What about: More Valve games?
It’s true: Valve can make a video game. And when they do, the results are usually something special. Are we likely to see something new this year? When it comes to Valve, you’re always safer assuming the answer is no. But let’s review what the company has said publicly about its developer ambitions.
“Game development is very important to Valve. I don’t know the exact numbers, but the percentage of employees involved in game development is high. A lot of people are involved.”
Yes, that kinda sounds like your buddy’s band’s Facebook post that just says “big things coming!” But unlike your friend’s little music project (they haven’t even written a song yet, let’s be real), it is reasonable to suspect that Valve must have something, right? Virtual reality was a big inspiration for the company, one that at least has them talking about the H word. As Coomer told Famitsu, “Half-Life: Alyx was a really fun game to make […] it’s still fun to go back [to that world] and tell more stories” and the company reportedly desires to “continue exploring the Half-Life universe.” (See?
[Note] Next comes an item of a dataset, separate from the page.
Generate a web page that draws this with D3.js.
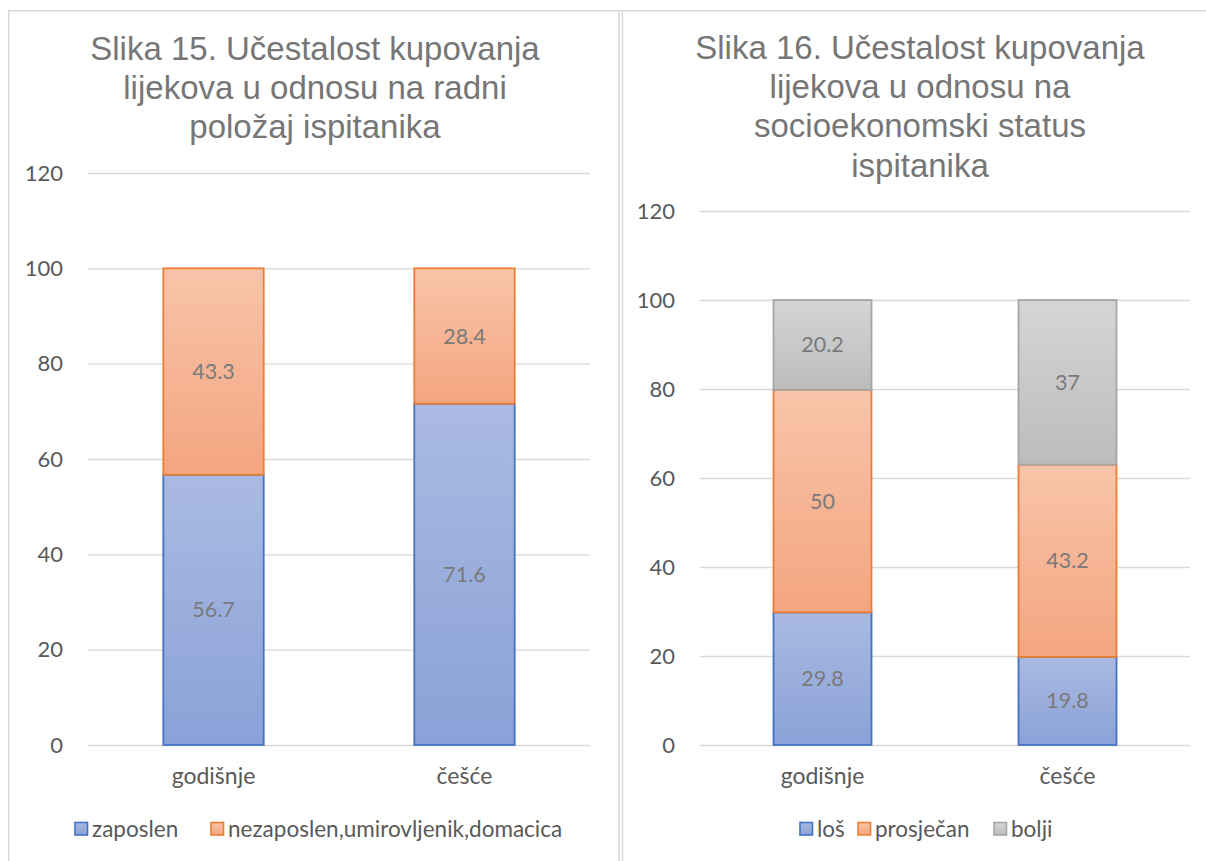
<!DOCTYPE html>
<html><head><meta charset="utf-8">
<script src="https://cdn.jsdelivr.net/npm/d3@7"></script>
<style>
html,body{margin:0;padding:0;background:#fff;}
svg{display:block;}
</style>
</head><body>
<svg id="c" width="1206" height="861"></svg>
<script>
// ---- data ----
const categories = ["godišnje", "češće"];
const yTicks = [0, 20, 40, 60, 80, 100, 120];

const title1 = ["Slika 15. Učestalost kupovanja", "lijekova u odnosu na radni", "položaj ispitanika"];
const series1Names = ["zaposlen", "nezaposlen,umirovljenik,domacica"];
const zaposlen = [56.7, 71.6];
const nezaposlen = [43.3, 28.4];

const title2 = ["Slika 16. Učestalost kupovanja", "lijekova u odnosu na", "socioekonomski status", "ispitanika"];
const series2Names = ["loš", "prosječan", "bolji"];
const los = [29.8, 19.8];
const prosjecan = [50, 43.2];
const bolji = [20.2, 37];

// ---- styles ----
const palette = {
  blue:   {top: "#aabae1", bottom: "#8aa2d8", stroke: "#4472c4"},
  orange: {top: "#f8c4aa", bottom: "#f4a57f", stroke: "#ed7d31"},
  gray:   {top: "#d5d5d5", bottom: "#bcbcbc", stroke: "#a5a5a5"}
};
const labelFont = "Lato, 'Open Sans', sans-serif";
const titleFont = "'Liberation Sans', Arial, sans-serif";

const svg = d3.select("#c");
svg.append("rect").attr("width", 1206).attr("height", 861).attr("fill", "#fff");

const defs = svg.append("defs");
Object.entries(palette).forEach(([k, p]) => {
  const g = defs.append("linearGradient").attr("id", "g-" + k)
    .attr("x1", 0).attr("y1", 0).attr("x2", 0).attr("y2", 1);
  g.append("stop").attr("offset", "0%").attr("stop-color", p.top);
  g.append("stop").attr("offset", "100%").attr("stop-color", p.bottom);
});

// frames
const frame = svg.append("g").attr("fill", "none").attr("stroke", "#d9d9d9").attr("stroke-width", 1.5);
frame.append("line").attr("x1", 8.75).attr("y1", 10.75).attr("x2", 8.75).attr("y2", 861);
frame.append("line").attr("x1", 8).attr("y1", 10.75).attr("x2", 1206).attr("y2", 10.75);
frame.append("line").attr("x1", 619).attr("y1", 10).attr("x2", 619).attr("y2", 861);
frame.append("line").attr("x1", 622.5).attr("y1", 10).attr("x2", 622.5).attr("y2", 861);

function drawChart(cfg) {
  const g = svg.append("g");
  const x = d3.scaleBand().domain(categories).range([cfg.left, cfg.right]).paddingInner(0.6).paddingOuter(0.3);
  const y = d3.scaleLinear().domain([0, 120]).range([cfg.bottom, cfg.top]);

  // title
  const t = g.append("text").attr("text-anchor", "middle")
    .attr("font-family", titleFont).attr("font-size", 33).attr("fill", "#767676");
  cfg.title.forEach((line, i) => {
    t.append("tspan").attr("x", cfg.titleX).attr("y", cfg.titleY + i * 39.2).text(line);
  });

  // grid
  const yAxis = d3.axisLeft(y).tickValues(yTicks).tickSize(-(cfg.right - cfg.left)).tickPadding(25);
  const ya = g.append("g").attr("transform", `translate(${cfg.left},0)`).call(yAxis);
  ya.select(".domain").remove();
  ya.selectAll(".tick line").attr("stroke", "#d9d9d9").attr("stroke-width", 1.3);
  ya.selectAll(".tick text").attr("font-family", labelFont).attr("font-size", 22).attr("fill", "#595959");

  const xAxis = d3.axisBottom(x).tickSize(0).tickPadding(23);
  const xa = g.append("g").attr("transform", `translate(0,${cfg.bottom})`).call(xAxis);
  xa.select(".domain").remove();
  xa.selectAll(".tick text").attr("font-family", labelFont).attr("font-size", 23).attr("fill", "#595959");

  // stacked bars
  const rows = categories.map((c, i) => {
    const o = {cat: c};
    cfg.series.forEach(s => o[s.name] = s.values[i]);
    return o;
  });
  const stack = d3.stack().keys(cfg.series.map(s => s.name))(rows);
  stack.forEach((layer, li) => {
    const p = palette[cfg.series[li].color];
    const lg = g.append("g");
    lg.selectAll("rect").data(layer).join("rect")
      .attr("x", d => x(d.data.cat))
      .attr("y", d => y(d[1]))
      .attr("width", x.bandwidth())
      .attr("height", d => y(d[0]) - y(d[1]))
      .attr("fill", "url(#g-" + cfg.series[li].color + ")")
      .attr("stroke", p.stroke).attr("stroke-width", 1.8);
    lg.selectAll("text").data(layer).join("text")
      .attr("x", d => x(d.data.cat) + x.bandwidth() / 2)
      .attr("y", d => (y(d[0]) + y(d[1])) / 2)
      .attr("dy", "0.35em").attr("text-anchor", "middle")
      .attr("font-family", labelFont).attr("font-size", 21.5).attr("fill", "#7a7a7a")
      .text(d => d[1] - d[0] === Math.round(d[1] - d[0]) ? String(Math.round(d[1] - d[0])) : (d[1] - d[0]).toFixed(1));
  });

  // legend
  const lgd = g.append("g");
  cfg.series.forEach((s, i) => {
    const p = palette[s.color];
    const lx = cfg.legendX[i];
    lgd.append("rect").attr("x", lx).attr("y", cfg.legendY - 6.5).attr("width", 12.5).attr("height", 12.5)
      .attr("fill", "url(#g-" + s.color + ")").attr("stroke", p.stroke).attr("stroke-width", 1.6);
    lgd.append("text").attr("x", lx + 17).attr("y", cfg.legendY).attr("dy", "0.35em")
      .attr("font-family", labelFont).attr("font-size", 22.5).attr("fill", "#595959").text(s.name);
  });
}

drawChart({
  left: 88, right: 590, top: 173, bottom: 745,
  title: title1, titleX: 315, titleY: 60,
  series: [
    {name: series1Names[0], values: zaposlen, color: "blue"},
    {name: series1Names[1], values: nezaposlen, color: "orange"}
  ],
  legendX: [75, 211], legendY: 829
});

drawChart({
  left: 700, right: 1190, top: 211, bottom: 745,
  title: title2, titleX: 920, titleY: 59,
  series: [
    {name: series2Names[0], values: los, color: "blue"},
    {name: series2Names[1], values: prosjecan, color: "orange"},
    {name: series2Names[2], values: bolji, color: "gray"}
  ],
  legendX: [800, 858, 994], legendY: 829
});
</script>
</body></html>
You’re thinking about it again. C’mon. It’s time to move on.) Surely, I can hear you saying, this must mean something??
Valve did release Aperture Desk Job (which was little more than a tech demo for the Steam Deck) in 2022. And as folks are wont to do, it got datamined aaaaaand that of course lead to reckless speculation. Said datamine can be read here in a Google doc. (72 pages, huh? Challenge accepted.) In it are extremely thin details about four possible games. One is a Source 2 (Valve’s home engine) port of CSGO. Another seems to be connected to a canned entry in the Portal series. Another is called “Citadel” and seems to be an “RTS/FPS hybrid” with some team, class, and squad structure. And, finally, dare I even write this, another looks like a possible “follow-up to Half-Life: Alyx,” as described by journalist Tyler McKvicker. Read into such things at your own peril and likely disappointment.
So, yes, Valve definitely seems to be spending resources and energy on game development. And that’s about all anyone, but Valve, can say on the matter.